One of the things that angers our inner cities is the unfairness and lack of
Due Process in a Fee-Driven State.
The Justice Department recently reported on criminal law enforcement and the use of courts as a revenue-generation machine in Ferguson, Missouri. We have a widespread problem of policing for profit in light of two classic Supreme Court cases on due process, and two very recent Court of Appeals cases that focus specifically on the due process implications of a justice system dependent for funding on those people it "serves." When everyone participating in the justice system is aware that the system itself depends on sufficient revenue from fines, fees, and forfeitures, that very dependency is a conflict of interest sufficient to violate due process rights. The modern judicial system – and, indeed, the entire law enforcement apparatus – depends upon extracting money from a steady stream of individuals who appear before it creating an untenable vested interest in charging and collecting and resulting in a fundamentally unfair system. There are a number of solutions and there is Supreme Court support for this approach in a surprising place.

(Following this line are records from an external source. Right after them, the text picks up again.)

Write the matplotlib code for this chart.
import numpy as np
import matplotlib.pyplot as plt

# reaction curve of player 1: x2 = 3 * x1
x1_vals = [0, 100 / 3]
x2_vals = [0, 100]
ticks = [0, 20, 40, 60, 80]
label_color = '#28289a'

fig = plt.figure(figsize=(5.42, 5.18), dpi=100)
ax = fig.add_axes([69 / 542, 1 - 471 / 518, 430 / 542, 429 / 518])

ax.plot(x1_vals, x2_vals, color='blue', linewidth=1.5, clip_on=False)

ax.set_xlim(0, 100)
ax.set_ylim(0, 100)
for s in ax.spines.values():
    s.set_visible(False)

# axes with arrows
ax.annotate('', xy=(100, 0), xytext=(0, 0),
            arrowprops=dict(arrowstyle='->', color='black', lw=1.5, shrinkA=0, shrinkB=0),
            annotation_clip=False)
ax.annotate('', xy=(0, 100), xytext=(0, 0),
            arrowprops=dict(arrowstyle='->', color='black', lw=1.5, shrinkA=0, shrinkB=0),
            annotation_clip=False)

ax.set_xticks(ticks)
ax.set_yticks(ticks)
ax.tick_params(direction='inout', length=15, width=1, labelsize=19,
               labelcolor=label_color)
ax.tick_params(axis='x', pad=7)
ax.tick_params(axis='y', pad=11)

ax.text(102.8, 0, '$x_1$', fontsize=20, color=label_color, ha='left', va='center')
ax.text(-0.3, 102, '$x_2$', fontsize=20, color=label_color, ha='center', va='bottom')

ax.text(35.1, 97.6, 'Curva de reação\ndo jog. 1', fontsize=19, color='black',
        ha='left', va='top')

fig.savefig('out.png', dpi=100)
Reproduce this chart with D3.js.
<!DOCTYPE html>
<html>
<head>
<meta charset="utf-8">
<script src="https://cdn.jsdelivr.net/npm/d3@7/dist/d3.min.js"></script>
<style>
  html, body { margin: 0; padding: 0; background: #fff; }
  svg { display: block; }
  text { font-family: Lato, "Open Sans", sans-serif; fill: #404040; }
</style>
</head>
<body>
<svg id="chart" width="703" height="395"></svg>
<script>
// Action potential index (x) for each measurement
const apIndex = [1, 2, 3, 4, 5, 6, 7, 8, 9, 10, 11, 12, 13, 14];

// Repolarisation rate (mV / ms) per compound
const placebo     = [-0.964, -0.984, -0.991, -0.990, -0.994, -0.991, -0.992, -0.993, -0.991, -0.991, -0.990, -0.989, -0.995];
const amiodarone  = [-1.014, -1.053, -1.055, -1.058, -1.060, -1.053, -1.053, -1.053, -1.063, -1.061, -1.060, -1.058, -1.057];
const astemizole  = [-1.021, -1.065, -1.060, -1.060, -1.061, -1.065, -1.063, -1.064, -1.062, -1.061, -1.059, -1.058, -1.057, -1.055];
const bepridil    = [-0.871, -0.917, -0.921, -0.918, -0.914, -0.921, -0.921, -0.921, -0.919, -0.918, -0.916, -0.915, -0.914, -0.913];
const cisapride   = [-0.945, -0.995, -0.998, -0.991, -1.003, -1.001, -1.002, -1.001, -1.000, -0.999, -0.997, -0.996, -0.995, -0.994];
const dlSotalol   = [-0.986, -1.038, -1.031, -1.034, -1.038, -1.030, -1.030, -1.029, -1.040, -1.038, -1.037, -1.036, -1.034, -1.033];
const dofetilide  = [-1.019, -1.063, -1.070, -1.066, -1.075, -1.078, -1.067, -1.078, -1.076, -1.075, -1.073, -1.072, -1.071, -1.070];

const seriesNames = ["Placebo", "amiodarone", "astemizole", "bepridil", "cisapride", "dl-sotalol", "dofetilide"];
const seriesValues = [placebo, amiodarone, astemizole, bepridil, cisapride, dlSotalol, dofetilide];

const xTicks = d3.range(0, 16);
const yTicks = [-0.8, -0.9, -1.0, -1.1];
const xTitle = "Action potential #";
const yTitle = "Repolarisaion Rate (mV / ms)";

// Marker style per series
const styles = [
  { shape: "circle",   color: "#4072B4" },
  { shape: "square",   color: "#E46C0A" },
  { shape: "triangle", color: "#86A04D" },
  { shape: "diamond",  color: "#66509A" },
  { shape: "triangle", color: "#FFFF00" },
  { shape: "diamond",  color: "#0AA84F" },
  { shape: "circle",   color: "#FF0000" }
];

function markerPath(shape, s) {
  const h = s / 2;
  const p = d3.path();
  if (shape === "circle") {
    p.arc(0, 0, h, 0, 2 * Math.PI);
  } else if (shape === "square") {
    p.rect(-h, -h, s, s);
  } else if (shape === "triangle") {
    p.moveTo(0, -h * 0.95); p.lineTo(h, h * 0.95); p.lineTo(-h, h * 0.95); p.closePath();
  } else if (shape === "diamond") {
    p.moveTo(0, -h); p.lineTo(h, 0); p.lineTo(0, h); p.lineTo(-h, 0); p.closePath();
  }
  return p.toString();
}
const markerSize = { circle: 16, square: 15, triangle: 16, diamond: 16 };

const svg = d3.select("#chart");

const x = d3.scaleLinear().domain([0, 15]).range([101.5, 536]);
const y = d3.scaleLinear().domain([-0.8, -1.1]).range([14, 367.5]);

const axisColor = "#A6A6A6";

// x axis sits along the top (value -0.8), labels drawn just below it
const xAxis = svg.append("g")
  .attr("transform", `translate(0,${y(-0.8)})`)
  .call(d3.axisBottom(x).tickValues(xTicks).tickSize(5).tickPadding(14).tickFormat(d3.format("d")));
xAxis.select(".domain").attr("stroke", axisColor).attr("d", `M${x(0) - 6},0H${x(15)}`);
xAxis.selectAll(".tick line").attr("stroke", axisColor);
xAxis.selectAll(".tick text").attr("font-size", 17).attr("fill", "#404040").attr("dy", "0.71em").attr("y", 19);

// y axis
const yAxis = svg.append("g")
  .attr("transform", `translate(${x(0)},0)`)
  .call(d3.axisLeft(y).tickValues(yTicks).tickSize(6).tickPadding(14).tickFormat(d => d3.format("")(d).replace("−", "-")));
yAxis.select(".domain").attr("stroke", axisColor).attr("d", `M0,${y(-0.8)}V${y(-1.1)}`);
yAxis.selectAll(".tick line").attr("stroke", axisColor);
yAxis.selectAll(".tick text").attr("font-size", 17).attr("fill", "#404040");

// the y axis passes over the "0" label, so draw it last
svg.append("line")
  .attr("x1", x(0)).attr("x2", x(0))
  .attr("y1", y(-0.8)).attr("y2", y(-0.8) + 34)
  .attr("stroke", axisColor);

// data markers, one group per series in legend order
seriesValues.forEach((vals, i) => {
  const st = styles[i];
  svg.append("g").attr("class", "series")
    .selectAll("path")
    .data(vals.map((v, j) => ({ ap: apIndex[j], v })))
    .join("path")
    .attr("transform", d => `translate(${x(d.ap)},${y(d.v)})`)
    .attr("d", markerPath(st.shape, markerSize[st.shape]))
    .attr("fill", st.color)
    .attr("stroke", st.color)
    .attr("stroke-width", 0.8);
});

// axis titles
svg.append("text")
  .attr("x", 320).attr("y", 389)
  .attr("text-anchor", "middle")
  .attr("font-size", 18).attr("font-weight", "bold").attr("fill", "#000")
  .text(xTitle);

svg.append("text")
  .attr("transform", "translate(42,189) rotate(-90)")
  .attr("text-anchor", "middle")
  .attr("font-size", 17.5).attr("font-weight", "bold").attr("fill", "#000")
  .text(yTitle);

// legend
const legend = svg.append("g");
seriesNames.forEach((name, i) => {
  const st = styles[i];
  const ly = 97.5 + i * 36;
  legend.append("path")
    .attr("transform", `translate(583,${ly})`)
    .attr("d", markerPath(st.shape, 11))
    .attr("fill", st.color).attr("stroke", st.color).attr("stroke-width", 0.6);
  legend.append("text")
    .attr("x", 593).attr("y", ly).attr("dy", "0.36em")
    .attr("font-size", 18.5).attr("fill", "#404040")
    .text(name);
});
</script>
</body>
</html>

White, Penny and Reynolds, Glenn Harlan, Due Process in a Fee-Driven State (September 14, 2020). Available at SSRN:
https://ssrn.com/abstract=
Yeah, I saw that the other day but I didn't have time to read it.

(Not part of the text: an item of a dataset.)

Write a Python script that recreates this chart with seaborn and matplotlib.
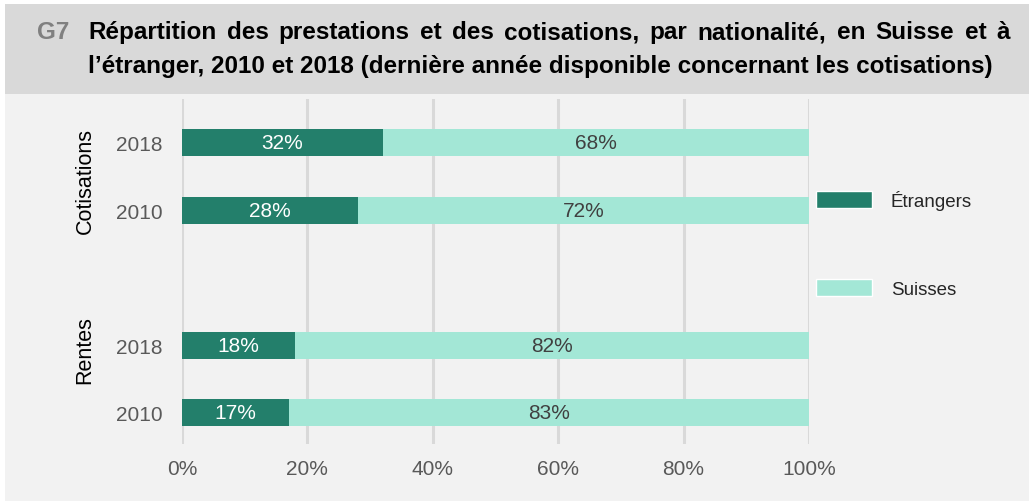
import seaborn as sns
import pandas as pd
import matplotlib.pyplot as plt
from matplotlib.patches import Rectangle, Patch
from matplotlib import transforms

# data
rows = ['Cotisations 2018', 'Cotisations 2010', 'gap', 'Rentes 2018', 'Rentes 2010']
row_years = ['2018', '2010', '', '2018', '2010']
groups = ['Cotisations', 'Rentes']
row_keys = ['Cotisations 2018', 'Cotisations 2010', 'Rentes 2018', 'Rentes 2010']
etrangers = [32, 28, 18, 17]
suisses = [68, 72, 82, 83]
x_ticks = [0, 20, 40, 60, 80, 100]
title_1 = 'Répartition des prestations et des cotisations, par nationalité, en Suisse et à'
title_2 = 'l’étranger, 2010 et 2018 (dernière année disponible concernant les cotisations)'

df = pd.DataFrame({'row': row_keys, 'Étrangers': etrangers, 'Suisses': suisses})
df['total'] = df['Étrangers'] + df['Suisses']

dark = '#237f6b'
light = '#a3e7d6'

sns.set_theme(style="white")
plt.rcParams['font.family'] = ['Liberation Sans', 'DejaVu Sans']

fig = plt.figure(figsize=(10.29, 5.02), dpi=100)
fig.patch.set_facecolor('white')
W, H = 1029, 502
fig.patches.append(Rectangle((5 / W, 0), 1, 1 - 95 / H, transform=fig.transFigure,
                             facecolor='#f2f2f2', edgecolor='none', zorder=-10))
fig.patches.append(Rectangle((5 / W, 1 - 95 / H), 1, 90 / H, transform=fig.transFigure,
                             facecolor='#d9d9d9', edgecolor='none', zorder=-10))

ax = fig.add_axes([182 / W, 1 - 445 / H, 627 / W, 345 / H])
ax.set_facecolor('none')

sns.barplot(data=df, y='row', x='total', order=rows, color=light, width=0.4,
            orient='h', ax=ax, saturation=1, zorder=2, linewidth=0)
sns.barplot(data=df, y='row', x='Étrangers', order=rows, color=dark, width=0.4,
            orient='h', ax=ax, saturation=1, zorder=3, linewidth=0)

ax.set_xlim(0, 100)
ax.set_ylim(4.46, -0.65)
ax.set_xticks(x_ticks)
ax.set_xticklabels([f'{t}%' for t in x_ticks])
ax.set_yticks(range(len(rows)))
ax.set_yticklabels(row_years)
ax.tick_params(axis='both', length=0, labelsize=15, labelcolor='#595959')
ax.tick_params(axis='y', pad=14)
ax.tick_params(axis='x', pad=11)
ax.set_xlabel('')
ax.set_ylabel('')
for s in ax.spines.values():
    s.set_visible(False)
ax.grid(axis='x', color='#d9d9d9', linewidth=2.2, zorder=0)
ax.set_axisbelow(True)

# value labels
for key, e, s in zip(row_keys, etrangers, suisses):
    y = rows.index(key)
    ax.text(e / 2, y, f'{e}%', ha='center', va='center', color='white', fontsize=15, zorder=5)
    ax.text(e + s / 2, y, f'{s}%', ha='center', va='center', color='#404040', fontsize=15, zorder=5)

# group labels
tr = transforms.blended_transform_factory(fig.transFigure, ax.transData)
fig.text(85 / W, 0.55, groups[0], rotation=90, ha='center', va='center', fontsize=15.5,
         color='black', transform=tr)
fig.text(85 / W, 3.05, groups[1], rotation=90, ha='center', va='center', fontsize=15.5,
         color='black', transform=tr)

# legend
handles = [Patch(facecolor=dark, label='Étrangers'), Patch(facecolor=light, label='Suisses')]
fig.legend(handles=handles, loc='upper left', bbox_to_anchor=(816 / W, 1 - 191 / H),
           frameon=False, fontsize=13.5, handlelength=3.0, handleheight=0.95,
           handletextpad=1.0, labelspacing=3.7, borderpad=0, borderaxespad=0)

# title
tsize = 17.5
fig.text(37 / W, 1 - 33 / H, 'G7', ha='left', va='center', fontsize=tsize, fontweight='bold',
         color='#808080')
fig.text(88 / W, 1 - 67 / H, title_2, ha='left', va='center', fontsize=tsize,
         fontweight='bold', color='black')

# first title line, justified between x=88 and x=1010 px
words = title_1.split(' ')
renderer = fig.canvas.get_renderer()
word_texts = [fig.text(0, 1 - 33 / H, w, ha='left', va='center', fontsize=tsize,
                       fontweight='bold', color='black') for w in words]
widths = [t.get_window_extent(renderer).width for t in word_texts]
gap = (1010 - 88 - sum(widths)) / (len(words) - 1)
x = 88
for t, w in zip(word_texts, widths):
    t.set_x(x / W)
    x += w + gap

fig.savefig('out.png', dpi=100, facecolor=fig.get_facecolor())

I agree with the concept though, it makes sense. Judges and courts side with cops mostly because the traffic the cops drag into the court system supports them and feeds their families.

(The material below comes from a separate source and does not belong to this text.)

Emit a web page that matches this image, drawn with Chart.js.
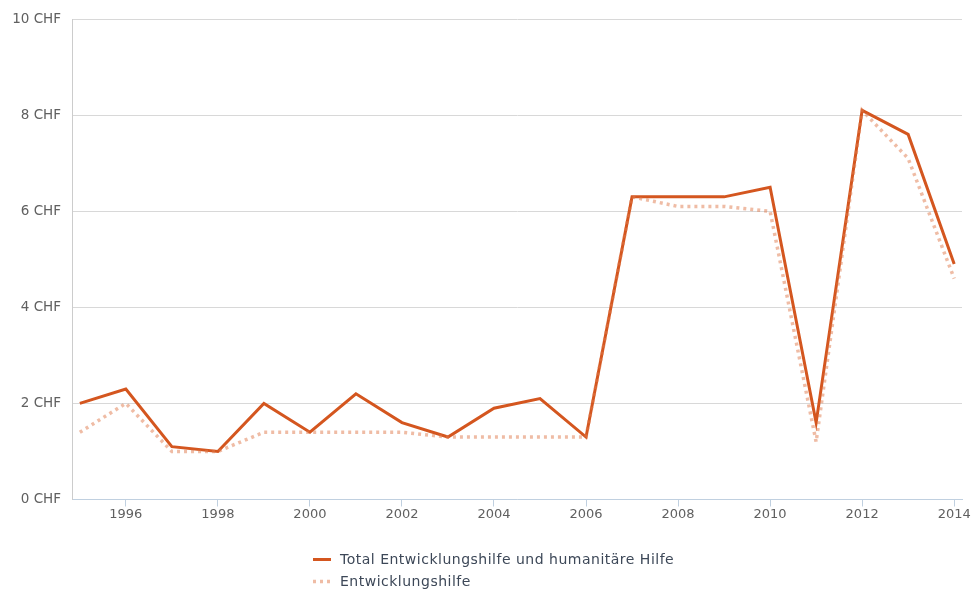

I'm on pg 10 of 25. Court Precedent is pretty clear, you can't judge a situation where you have a stake in the outcome. It's a very good paper. I'm just stumped on the section on Ferguson. Ferguson started funding the city on citations and tickets, doubling the number of citations and fine revenue over a about a 2 year period and the Black community took the brunt. While the "Little Giant" clearly attacked the officer, and the officer was fully justified in stopping him with lethal force, the anger in the black community at the police was already at a boiling point, but, the driving force behind the unjust policy was the City Council.
They promoted and applauded the officers that stepped up their ticket writing and gave less desirable assignments to officers that didn't produce enough tickets and citations. When the City demanded more revenue, the police demanded more officers, and the City gave it to them. While these citations and fines doubled, serious crime didn't double, the entire police department was heavily dedicated to "revenue production". And this is the part that stopped me in my tracks. They actually had officer training to teach them how to add multiple citations to single events, and for their citation counts, each citation is counted. So, an open container is one. An open container, failure to wear seat-belt and missing tail light is 3 citations, and they trained them to increase their citations per ticket. Now here is the real catcher, in Ferguson, you can be cited for "Manner of Walking". Apparently, if there is a sidewalk, you are supposed to walk on the sidewalk. If there is not a sidewalk, you can walk in the street, but you must be a close to the curb as possible, if you fail to do so, you are cited for "manner of walking". So, when tickets ramped up, 96% of the increase in "manner of walking" tickets were citations in the black community.
Then they trained the police to cite them for 3 different violations on each encounter: failure to use the sidewalk/manner of walking/ and impeding traffic.
Well, a few trips to the store, and you get hit with the red lights, then hit with three citations, and pretty soon the whole black community is starting to seethe, then Michael Brown robs the liquor store, the cop stopped him for "manner of walking", Michael Brown charged and tried to get his gun and ended up dead, but the town was already primed to explode by all this unjust fee collection on backs of the Black community.
Anyway, good read, this part about Ferguson was news to me and was just a minor part of the paper used as an example.